Task details => Copy nothing but the text: reproduce each line of the listing exactly and leave the pictures out.

Material =>
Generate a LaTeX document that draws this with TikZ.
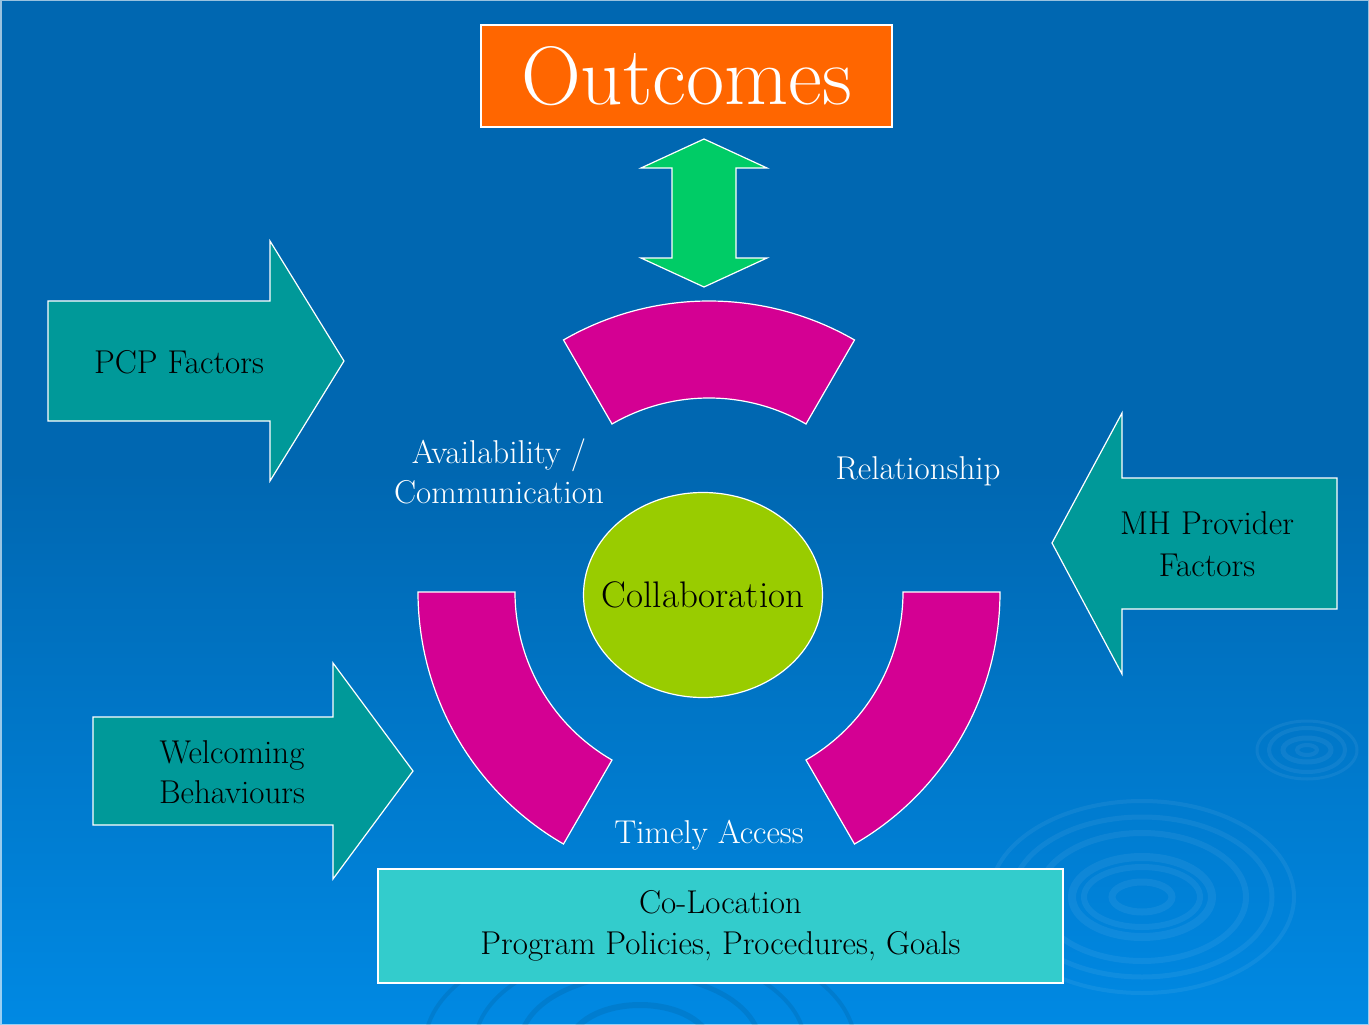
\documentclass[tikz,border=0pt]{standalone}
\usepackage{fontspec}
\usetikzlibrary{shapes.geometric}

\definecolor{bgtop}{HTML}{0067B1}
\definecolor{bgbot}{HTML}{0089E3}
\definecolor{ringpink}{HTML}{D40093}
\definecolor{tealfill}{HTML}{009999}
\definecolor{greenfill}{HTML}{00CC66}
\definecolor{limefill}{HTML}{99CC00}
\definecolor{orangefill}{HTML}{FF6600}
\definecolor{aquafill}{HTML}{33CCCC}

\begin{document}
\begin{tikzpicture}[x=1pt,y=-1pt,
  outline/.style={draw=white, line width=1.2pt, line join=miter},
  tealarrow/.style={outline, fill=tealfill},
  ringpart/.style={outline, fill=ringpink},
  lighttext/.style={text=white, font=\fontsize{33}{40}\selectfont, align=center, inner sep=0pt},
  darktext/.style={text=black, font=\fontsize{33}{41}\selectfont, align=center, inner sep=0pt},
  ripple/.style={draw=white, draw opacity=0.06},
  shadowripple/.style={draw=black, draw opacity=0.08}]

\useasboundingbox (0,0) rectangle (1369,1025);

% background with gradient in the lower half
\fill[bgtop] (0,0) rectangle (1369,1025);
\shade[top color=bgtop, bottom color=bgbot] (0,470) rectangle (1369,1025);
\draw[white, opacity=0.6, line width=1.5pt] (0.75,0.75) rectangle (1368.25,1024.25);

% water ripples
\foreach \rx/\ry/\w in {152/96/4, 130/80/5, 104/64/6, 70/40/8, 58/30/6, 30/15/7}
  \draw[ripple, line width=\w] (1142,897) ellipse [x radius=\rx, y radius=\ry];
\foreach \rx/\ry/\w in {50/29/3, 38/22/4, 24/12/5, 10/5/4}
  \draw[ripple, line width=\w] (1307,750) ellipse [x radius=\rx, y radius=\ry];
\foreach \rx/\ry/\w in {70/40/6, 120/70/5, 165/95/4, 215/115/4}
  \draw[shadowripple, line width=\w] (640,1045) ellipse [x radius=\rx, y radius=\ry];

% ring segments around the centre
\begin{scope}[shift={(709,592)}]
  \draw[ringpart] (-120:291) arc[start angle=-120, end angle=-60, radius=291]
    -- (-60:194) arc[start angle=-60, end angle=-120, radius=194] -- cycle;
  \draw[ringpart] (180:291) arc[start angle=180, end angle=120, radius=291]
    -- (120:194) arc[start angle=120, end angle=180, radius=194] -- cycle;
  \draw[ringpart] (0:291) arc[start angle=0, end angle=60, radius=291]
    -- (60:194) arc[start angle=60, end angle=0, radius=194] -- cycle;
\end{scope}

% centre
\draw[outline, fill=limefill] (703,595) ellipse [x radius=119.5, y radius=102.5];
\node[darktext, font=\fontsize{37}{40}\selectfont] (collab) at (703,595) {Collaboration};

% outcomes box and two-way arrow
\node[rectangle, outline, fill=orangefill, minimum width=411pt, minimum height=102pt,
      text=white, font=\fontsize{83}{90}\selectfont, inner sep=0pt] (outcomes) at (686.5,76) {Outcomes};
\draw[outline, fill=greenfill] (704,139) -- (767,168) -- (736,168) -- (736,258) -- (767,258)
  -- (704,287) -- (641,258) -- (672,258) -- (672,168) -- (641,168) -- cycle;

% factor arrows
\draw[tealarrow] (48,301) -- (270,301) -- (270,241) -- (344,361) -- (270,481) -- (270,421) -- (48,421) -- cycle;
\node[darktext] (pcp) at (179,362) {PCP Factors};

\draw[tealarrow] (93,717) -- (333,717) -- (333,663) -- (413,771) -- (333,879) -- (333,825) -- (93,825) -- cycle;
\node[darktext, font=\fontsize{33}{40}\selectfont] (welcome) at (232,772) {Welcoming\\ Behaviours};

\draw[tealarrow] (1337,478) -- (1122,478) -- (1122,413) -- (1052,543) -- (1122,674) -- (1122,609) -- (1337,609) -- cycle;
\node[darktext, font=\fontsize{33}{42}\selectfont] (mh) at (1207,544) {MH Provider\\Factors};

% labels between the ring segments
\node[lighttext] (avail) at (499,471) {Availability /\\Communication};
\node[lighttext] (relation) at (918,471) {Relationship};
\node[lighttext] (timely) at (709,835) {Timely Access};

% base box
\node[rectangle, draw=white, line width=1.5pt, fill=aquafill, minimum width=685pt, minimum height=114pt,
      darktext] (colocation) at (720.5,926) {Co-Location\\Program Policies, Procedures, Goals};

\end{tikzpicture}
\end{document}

Full response =>
Generate a LaTeX document that draws this with TikZ.
\documentclass[tikz,border=0pt]{standalone}
\usepackage{fontspec}
\usetikzlibrary{shapes.geometric}

\definecolor{bgtop}{HTML}{0067B1}
\definecolor{bgbot}{HTML}{0089E3}
\definecolor{ringpink}{HTML}{D40093}
\definecolor{tealfill}{HTML}{009999}
\definecolor{greenfill}{HTML}{00CC66}
\definecolor{limefill}{HTML}{99CC00}
\definecolor{orangefill}{HTML}{FF6600}
\definecolor{aquafill}{HTML}{33CCCC}

\begin{document}
\begin{tikzpicture}[x=1pt,y=-1pt,
  outline/.style={draw=white, line width=1.2pt, line join=miter},
  tealarrow/.style={outline, fill=tealfill},
  ringpart/.style={outline, fill=ringpink},
  lighttext/.style={text=white, font=\fontsize{33}{40}\selectfont, align=center, inner sep=0pt},
  darktext/.style={text=black, font=\fontsize{33}{41}\selectfont, align=center, inner sep=0pt},
  ripple/.style={draw=white, draw opacity=0.06},
  shadowripple/.style={draw=black, draw opacity=0.08}]

\useasboundingbox (0,0) rectangle (1369,1025);

% background with gradient in the lower half
\fill[bgtop] (0,0) rectangle (1369,1025);
\shade[top color=bgtop, bottom color=bgbot] (0,470) rectangle (1369,1025);
\draw[white, opacity=0.6, line width=1.5pt] (0.75,0.75) rectangle (1368.25,1024.25);

% water ripples
\foreach \rx/\ry/\w in {152/96/4, 130/80/5, 104/64/6, 70/40/8, 58/30/6, 30/15/7}
  \draw[ripple, line width=\w] (1142,897) ellipse [x radius=\rx, y radius=\ry];
\foreach \rx/\ry/\w in {50/29/3, 38/22/4, 24/12/5, 10/5/4}
  \draw[ripple, line width=\w] (1307,750) ellipse [x radius=\rx, y radius=\ry];
\foreach \rx/\ry/\w in {70/40/6, 120/70/5, 165/95/4, 215/115/4}
  \draw[shadowripple, line width=\w] (640,1045) ellipse [x radius=\rx, y radius=\ry];

% ring segments around the centre
\begin{scope}[shift={(709,592)}]
  \draw[ringpart] (-120:291) arc[start angle=-120, end angle=-60, radius=291]
    -- (-60:194) arc[start angle=-60, end angle=-120, radius=194] -- cycle;
  \draw[ringpart] (180:291) arc[start angle=180, end angle=120, radius=291]
    -- (120:194) arc[start angle=120, end angle=180, radius=194] -- cycle;
  \draw[ringpart] (0:291) arc[start angle=0, end angle=60, radius=291]
    -- (60:194) arc[start angle=60, end angle=0, radius=194] -- cycle;
\end{scope}

% centre
\draw[outline, fill=limefill] (703,595) ellipse [x radius=119.5, y radius=102.5];
\node[darktext, font=\fontsize{37}{40}\selectfont] (collab) at (703,595) {Collaboration};

% outcomes box and two-way arrow
\node[rectangle, outline, fill=orangefill, minimum width=411pt, minimum height=102pt,
      text=white, font=\fontsize{83}{90}\selectfont, inner sep=0pt] (outcomes) at (686.5,76) {Outcomes};
\draw[outline, fill=greenfill] (704,139) -- (767,168) -- (736,168) -- (736,258) -- (767,258)
  -- (704,287) -- (641,258) -- (672,258) -- (672,168) -- (641,168) -- cycle;

% factor arrows
\draw[tealarrow] (48,301) -- (270,301) -- (270,241) -- (344,361) -- (270,481) -- (270,421) -- (48,421) -- cycle;
\node[darktext] (pcp) at (179,362) {PCP Factors};

\draw[tealarrow] (93,717) -- (333,717) -- (333,663) -- (413,771) -- (333,879) -- (333,825) -- (93,825) -- cycle;
\node[darktext, font=\fontsize{33}{40}\selectfont] (welcome) at (232,772) {Welcoming\\ Behaviours};

\draw[tealarrow] (1337,478) -- (1122,478) -- (1122,413) -- (1052,543) -- (1122,674) -- (1122,609) -- (1337,609) -- cycle;
\node[darktext, font=\fontsize{33}{42}\selectfont] (mh) at (1207,544) {MH Provider\\Factors};

% labels between the ring segments
\node[lighttext] (avail) at (499,471) {Availability /\\Communication};
\node[lighttext] (relation) at (918,471) {Relationship};
\node[lighttext] (timely) at (709,835) {Timely Access};

% base box
\node[rectangle, draw=white, line width=1.5pt, fill=aquafill, minimum width=685pt, minimum height=114pt,
      darktext] (colocation) at (720.5,926) {Co-Location\\Program Policies, Procedures, Goals};

\end{tikzpicture}
\end{document}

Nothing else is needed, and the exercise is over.